According to the latest poll of polls by Real Clear Politics, Obama is ahead in Texas by roughly 2-3 percent and trails Clinton in Ohio by 7. If both states were to vote today, however, Obama would win Texas by a substantially larger margin and probably split Ohio with Clinton. Why? Two reasons: young voters and what I call "the cell phone effect."
Obama has outperformed the polling data in almost every contest on and since Super Tuesday. Heading into the Potomac Primaries, Obama registered 18 and 22 point leads, respectively, in the latest Virginia and Maryland poll. When the votes were counted, Obama had won Virginia by 29 and Maryland by 23. Obama defeated Clinton 64% to 35 in Virginia, overperforming the polls by 11 points, because he won the 18-29 vote 76% to 24. Obama defeated Clinton in Maryland 60% to 37, but only slightly overperformed the polls because he won young voters by a similar (but still lopsided) 64% to 33 margin. In other words, young voters don't seem as significant when its a multi-generational blowout - as it was in Maryland. However, young voters can and have to date turned otherwise close contests into big wins for Obama.

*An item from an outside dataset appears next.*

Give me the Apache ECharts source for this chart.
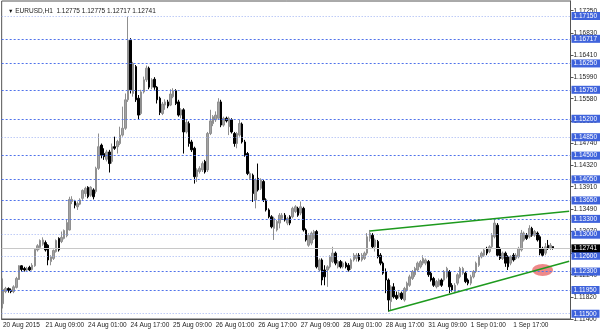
<!DOCTYPE html>
<html><head><meta charset="utf-8">
<script src="https://cdn.jsdelivr.net/npm/echarts@6/dist/echarts.min.js"></script>
<style>html,body{margin:0;padding:0;background:#fff}#c{width:600px;height:333px}</style>
</head><body><div id="c"></div>
<script>
// [open, close, low, high] per hourly bar, EURUSD H1
const candles = [
[1.1169,1.1196,1.1160,1.1217],[1.1192,1.1198,1.1189,1.1201],[1.1198,1.1194,1.1190,1.1200],[1.1195,1.1192,1.1189,1.1198],
[1.1192,1.1201,1.1189,1.1204],[1.1200,1.1217,1.1198,1.1220],[1.1215,1.1241,1.1214,1.1242],[1.1241,1.1234,1.1230,1.1242],
[1.1236,1.1233,1.1230,1.1239],[1.1233,1.1236,1.1230,1.1239],[1.1238,1.1233,1.1231,1.1241],[1.1234,1.1242,1.1232,1.1246],
[1.1241,1.1272,1.1239,1.1274],[1.1271,1.1279,1.1268,1.1282],[1.1276,1.1289,1.1272,1.1291],[1.1282,1.1290,1.1279,1.1295],
[1.1285,1.1271,1.1268,1.1289],[1.1280,1.1252,1.1242,1.1282],[1.1249,1.1258,1.1242,1.1261],[1.1255,1.1270,1.1252,1.1272],
[1.1268,1.1289,1.1266,1.1291],[1.1293,1.1271,1.1268,1.1295],[1.1287,1.1295,1.1284,1.1306],[1.1293,1.1308,1.1291,1.1310],
[1.1298,1.1323,1.1295,1.1328],[1.1309,1.1367,1.1308,1.1372],[1.1363,1.1367,1.1358,1.1373],[1.1363,1.1356,1.1350,1.1366],
[1.1353,1.1359,1.1347,1.1363],[1.1358,1.1366,1.1356,1.1369],[1.1369,1.1384,1.1366,1.1386],[1.1378,1.1388,1.1372,1.1391],
[1.1390,1.1372,1.1369,1.1392],[1.1375,1.1390,1.1372,1.1392],[1.1385,1.1372,1.1367,1.1388],[1.1382,1.1426,1.1378,1.1429],
[1.1426,1.1467,1.1423,1.1492],[1.1470,1.1451,1.1445,1.1473],[1.1454,1.1448,1.1442,1.1464],[1.1443,1.1457,1.1439,1.1461],
[1.1457,1.1435,1.1418,1.1461],[1.1439,1.1467,1.1435,1.1473],[1.1467,1.1464,1.1461,1.1486],[1.1467,1.1477,1.1454,1.1480],
[1.1473,1.1489,1.1470,1.1505],[1.1489,1.1502,1.1486,1.1543],[1.1502,1.1556,1.1499,1.1568],[1.1556,1.1669,1.1552,1.1714],
[1.1669,1.1575,1.1568,1.1673],[1.1568,1.1625,1.1562,1.1628],[1.1619,1.1556,1.1552,1.1622],[1.1559,1.1527,1.1518,1.1565],
[1.1530,1.1571,1.1527,1.1575],[1.1571,1.1594,1.1568,1.1600],[1.1594,1.1616,1.1590,1.1621],[1.1616,1.1580,1.1576,1.1619],
[1.1580,1.1594,1.1576,1.1597],[1.1595,1.1580,1.1575,1.1599],[1.1580,1.1556,1.1549,1.1582],[1.1559,1.1532,1.1527,1.1562],
[1.1530,1.1548,1.1527,1.1552],[1.1546,1.1552,1.1537,1.1557],[1.1552,1.1544,1.1540,1.1556],[1.1546,1.1567,1.1544,1.1576],
[1.1562,1.1573,1.1559,1.1578],[1.1573,1.1549,1.1546,1.1576],[1.1552,1.1527,1.1524,1.1556],[1.1527,1.1537,1.1521,1.1540],
[1.1537,1.1495,1.1454,1.1540],[1.1495,1.1513,1.1492,1.1518],[1.1511,1.1473,1.1467,1.1515],[1.1476,1.1461,1.1457,1.1480],
[1.1464,1.1410,1.1397,1.1467],[1.1410,1.1423,1.1400,1.1426],[1.1420,1.1426,1.1416,1.1430],[1.1423,1.1435,1.1419,1.1439],
[1.1439,1.1419,1.1416,1.1442],[1.1423,1.1492,1.1419,1.1495],[1.1492,1.1516,1.1489,1.1537],[1.1511,1.1524,1.1506,1.1527],
[1.1518,1.1527,1.1514,1.1534],[1.1521,1.1552,1.1518,1.1559],[1.1552,1.1508,1.1504,1.1556],[1.1508,1.1521,1.1505,1.1524],
[1.1521,1.1516,1.1513,1.1524],[1.1505,1.1521,1.1489,1.1524],[1.1518,1.1495,1.1492,1.1521],[1.1492,1.1473,1.1467,1.1495],
[1.1473,1.1492,1.1464,1.1495],[1.1489,1.1511,1.1486,1.1518],[1.1510,1.1476,1.1473,1.1513],[1.1476,1.1451,1.1448,1.1480],
[1.1454,1.1416,1.1413,1.1457],[1.1407,1.1416,1.1404,1.1420],[1.1413,1.1378,1.1362,1.1416],[1.1366,1.1404,1.1350,1.1407],
[1.1407,1.1385,1.1382,1.1435],[1.1388,1.1404,1.1385,1.1407],[1.1401,1.1366,1.1362,1.1404],[1.1366,1.1347,1.1344,1.1369],
[1.1347,1.1334,1.1331,1.1350],[1.1334,1.1315,1.1312,1.1337],[1.1312,1.1331,1.1290,1.1334],[1.1309,1.1325,1.1306,1.1328],
[1.1322,1.1337,1.1312,1.1341],[1.1331,1.1337,1.1328,1.1341],[1.1337,1.1328,1.1325,1.1341],[1.1322,1.1331,1.1318,1.1334],
[1.1334,1.1322,1.1318,1.1337],[1.1334,1.1350,1.1331,1.1353],[1.1344,1.1353,1.1341,1.1356],[1.1350,1.1337,1.1334,1.1353],
[1.1341,1.1353,1.1337,1.1363],[1.1350,1.1309,1.1306,1.1353],[1.1309,1.1290,1.1287,1.1312],[1.1280,1.1299,1.1277,1.1303],
[1.1284,1.1303,1.1280,1.1306],[1.1293,1.1306,1.1290,1.1309],[1.1306,1.1239,1.1236,1.1309],[1.1233,1.1252,1.1230,1.1255],
[1.1252,1.1214,1.1204,1.1255],[1.1233,1.1220,1.1204,1.1242],[1.1233,1.1239,1.1201,1.1242],[1.1239,1.1258,1.1236,1.1261],
[1.1249,1.1265,1.1246,1.1277],[1.1265,1.1246,1.1242,1.1268],[1.1239,1.1249,1.1236,1.1252],[1.1249,1.1239,1.1236,1.1252],
[1.1239,1.1246,1.1236,1.1249],[1.1246,1.1239,1.1236,1.1249],[1.1242,1.1233,1.1230,1.1246],[1.1236,1.1252,1.1233,1.1255],
[1.1252,1.1261,1.1249,1.1265],[1.1255,1.1261,1.1249,1.1265],[1.1261,1.1252,1.1249,1.1265],[1.1252,1.1261,1.1249,1.1265],
[1.1255,1.1265,1.1252,1.1268],[1.1265,1.1296,1.1261,1.1303],[1.1293,1.1303,1.1287,1.1309],[1.1299,1.1277,1.1274,1.1303],
[1.1277,1.1290,1.1268,1.1293],[1.1287,1.1258,1.1255,1.1290],[1.1261,1.1246,1.1242,1.1265],[1.1246,1.1227,1.1224,1.1249],
[1.1230,1.1214,1.1189,1.1236],[1.1214,1.1176,1.1154,1.1217],[1.1173,1.1201,1.1157,1.1204],[1.1201,1.1182,1.1179,1.1208],
[1.1185,1.1179,1.1176,1.1192],[1.1182,1.1189,1.1179,1.1192],[1.1189,1.1179,1.1176,1.1192],[1.1176,1.1198,1.1173,1.1201],
[1.1195,1.1208,1.1192,1.1211],[1.1204,1.1220,1.1201,1.1224],[1.1217,1.1230,1.1214,1.1233],[1.1224,1.1236,1.1220,1.1239],
[1.1233,1.1246,1.1230,1.1249],[1.1239,1.1249,1.1236,1.1252],[1.1246,1.1255,1.1242,1.1261],[1.1246,1.1252,1.1242,1.1255],
[1.1249,1.1224,1.1220,1.1252],[1.1227,1.1214,1.1211,1.1230],[1.1217,1.1204,1.1201,1.1220],[1.1201,1.1211,1.1198,1.1214],
[1.1204,1.1214,1.1201,1.1217],[1.1214,1.1204,1.1201,1.1217],[1.1214,1.1230,1.1211,1.1233],[1.1220,1.1236,1.1217,1.1239],
[1.1230,1.1201,1.1189,1.1233],[1.1204,1.1195,1.1192,1.1208],[1.1192,1.1204,1.1189,1.1208],[1.1208,1.1224,1.1204,1.1227],
[1.1220,1.1236,1.1217,1.1239],[1.1227,1.1236,1.1224,1.1239],[1.1227,1.1211,1.1208,1.1230],[1.1214,1.1208,1.1204,1.1217],
[1.1208,1.1220,1.1204,1.1224],[1.1220,1.1230,1.1217,1.1233],[1.1230,1.1246,1.1227,1.1249],[1.1242,1.1258,1.1239,1.1261],
[1.1258,1.1265,1.1255,1.1268],[1.1261,1.1271,1.1258,1.1274],[1.1274,1.1265,1.1261,1.1277],[1.1268,1.1277,1.1265,1.1280],
[1.1277,1.1299,1.1274,1.1303],[1.1296,1.1322,1.1293,1.1328],[1.1318,1.1261,1.1258,1.1322],[1.1274,1.1255,1.1252,1.1277],
[1.1255,1.1265,1.1252,1.1268],[1.1265,1.1246,1.1239,1.1268],[1.1258,1.1239,1.1233,1.1261],[1.1246,1.1258,1.1242,1.1261],
[1.1261,1.1252,1.1249,1.1265],[1.1255,1.1261,1.1252,1.1265],[1.1258,1.1274,1.1255,1.1277],[1.1271,1.1303,1.1268,1.1309],
[1.1290,1.1303,1.1287,1.1306],[1.1299,1.1293,1.1290,1.1303],[1.1296,1.1312,1.1293,1.1318],[1.1312,1.1299,1.1296,1.1315],
[1.1299,1.1306,1.1296,1.1309],[1.1303,1.1290,1.1287,1.1306],[1.1296,1.1265,1.1261,1.1299],[1.1274,1.1261,1.1258,1.1277],
[1.1265,1.1277,1.1261,1.1284],[1.1280,1.1274,1.1271,1.1290],[1.1274,1.1280,1.1271,1.1284],[1.12775,1.12741,1.12717,1.12775]
];
const emptySlots = 6; // right-hand chart shift
const dateLabels = ["20 Aug 2015","21 Aug 09:00","24 Aug 01:00","24 Aug 17:00","25 Aug 09:00","26 Aug 01:00",
  "26 Aug 17:00","27 Aug 09:00","28 Aug 01:00","28 Aug 17:00","31 Aug 09:00","1 Sep 01:00","1 Sep 17:00"];
const labelEvery = 16;
const priceTicks = [1.11400,1.11820,1.12240,1.12650,1.13070,1.13490,1.13910,1.14320,1.14740,1.15160,1.15580,1.15990,1.16410,1.16830,1.17250];
const levels = [1.17150,1.16717,1.16250,1.15750,1.15200,1.14850,1.14500,1.14050,1.13650,1.13300,1.13000,1.12600,1.12300,1.11950,1.11500];
const lightLevels = [1.17150,1.14850,1.13000,1.12600,1.11500];
const currentPrice = 1.12741;
const titleText = "EURUSD,H1  1.12775 1.12775 1.12717 1.12741";
const upperTrend = [[138, 1.1307], [213, 1.13443]];
const lowerTrend = [[145, 1.1155], [213, 1.12497]];
const marker = [[203, 1.1233]];

const cats = [];
for (let i = 0; i < candles.length + emptySlots; i++) cats.push(String(i));
const showIdx = (i) => i % labelEvery === 0 && i / labelEvery < dateLabels.length;
const FONT = 'Liberation Sans';

const chart = echarts.init(document.getElementById('c'), null, {renderer: 'canvas'});
chart.setOption({
  animation: false,
  backgroundColor: '#fff',
  title: {
    text: '{t|▼} ' + titleText, left: 3, top: 3,
    textStyle: {fontSize: 6.5, fontFamily: FONT, color: '#222', fontWeight: 'normal',
      rich: {t: {fontSize: 5.5, color: '#111', fontFamily: FONT}}}
  },
  grid: {left: 1, right: 29, top: 1, bottom: 14, show: true, borderColor: '#555', borderWidth: 1, backgroundColor: '#fff'},
  xAxis: {
    type: 'category', data: cats, boundaryGap: true,
    axisLine: {lineStyle: {color: '#555', width: 1}},
    axisTick: {interval: (i) => showIdx(i), alignWithLabel: true, length: 3, lineStyle: {color: '#555'}},
    axisLabel: {interval: (i) => showIdx(i), formatter: (v, i) => dateLabels[i / labelEvery] || '',
      align: 'left', fontSize: 6.5, fontFamily: FONT, color: '#222', margin: 3},
    splitLine: {show: false}
  },
  yAxis: {
    type: 'value', position: 'right', min: 1.1140, max: 1.17435, scale: true,
    axisLine: {show: true, lineStyle: {color: '#555', width: 1}},
    axisTick: {show: true, customValues: priceTicks, length: 3, lineStyle: {color: '#555'}},
    axisLabel: {customValues: priceTicks, formatter: (v) => v.toFixed(5), fontSize: 6.5, fontFamily: FONT, color: '#222', margin: 3},
    splitLine: {show: false}
  },
  series: [
    {
      type: 'line', data: [], z: 1, silent: true,
      markLine: {
        symbol: 'none', silent: true, animation: false, precision: 5,
        data: levels.map(v => {
          const light = lightLevels.indexOf(v) >= 0;
          return {
            yAxis: v,
            lineStyle: {color: light ? '#9fb2f2' : '#4f72ea', type: light ? [1, 2] : [2, 2], width: 1},
            label: {show: true, position: 'end', distance: 1, formatter: v.toFixed(5),
              backgroundColor: '#3f63dc', color: '#fff', fontSize: 6.5, fontFamily: FONT, padding: [1, 3, 0, 2], lineHeight: 7}
          };
        }).concat([{
          yAxis: currentPrice,
          lineStyle: {color: '#c8c8c8', type: 'solid', width: 1},
          label: {show: true, position: 'end', distance: 1, formatter: currentPrice.toFixed(5),
            backgroundColor: '#000', color: '#fff', fontSize: 6.5, fontFamily: FONT, padding: [1, 3, 0, 2], lineHeight: 7}
        }])
      }
    },
    {
      type: 'candlestick', data: candles, z: 3, barWidth: 2,
      itemStyle: {color: '#a3a3a3', color0: '#000', borderColor: '#8f8f8f', borderColor0: '#000', borderWidth: 1}
    },
    {
      type: 'scatter', data: marker, z: 4, symbol: 'circle', symbolSize: [21, 12], silent: true,
      itemStyle: {color: '#ec7c7c', opacity: 0.9}
    },
    {
      type: 'line', data: [], z: 5, silent: true,
      markLine: {
        symbol: 'none', silent: true, animation: false, precision: 5,
        lineStyle: {color: '#1e9a1e', width: 1.5, type: 'solid'},
        label: {show: false},
        data: [
          [{coord: upperTrend[0]}, {coord: upperTrend[1]}],
          [{coord: lowerTrend[0]}, {coord: lowerTrend[1]}]
        ]
      }
    }
  ]
});
</script></body></html>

That's what happened in Wisconsin. Obama registered a 4 point lead in the polls. On election day, however, Obama thumped Clinton by 17. Obama won Wisconsin 58%-41, overperforming the polls by 13 points, in large part because he won the 18-29 vote 70%-26.
The inability of pollsters to measure Obama's momentum owes to consistent undersampling of young voters and oversampling of seniors, both of which occur because 14% of voters have cell phones but no landlines and roughly one-half of these voters are under the age of 30. Since young people are a core Obama constituency and seniors a core Clinton constituency, the cell phone effect translates into an unintentional but unmistakable pro-Clinton bias in the polls.
If the polling numbers hold, Obama will most likely deliver a knockout blow to Clinton in the Lone Star State.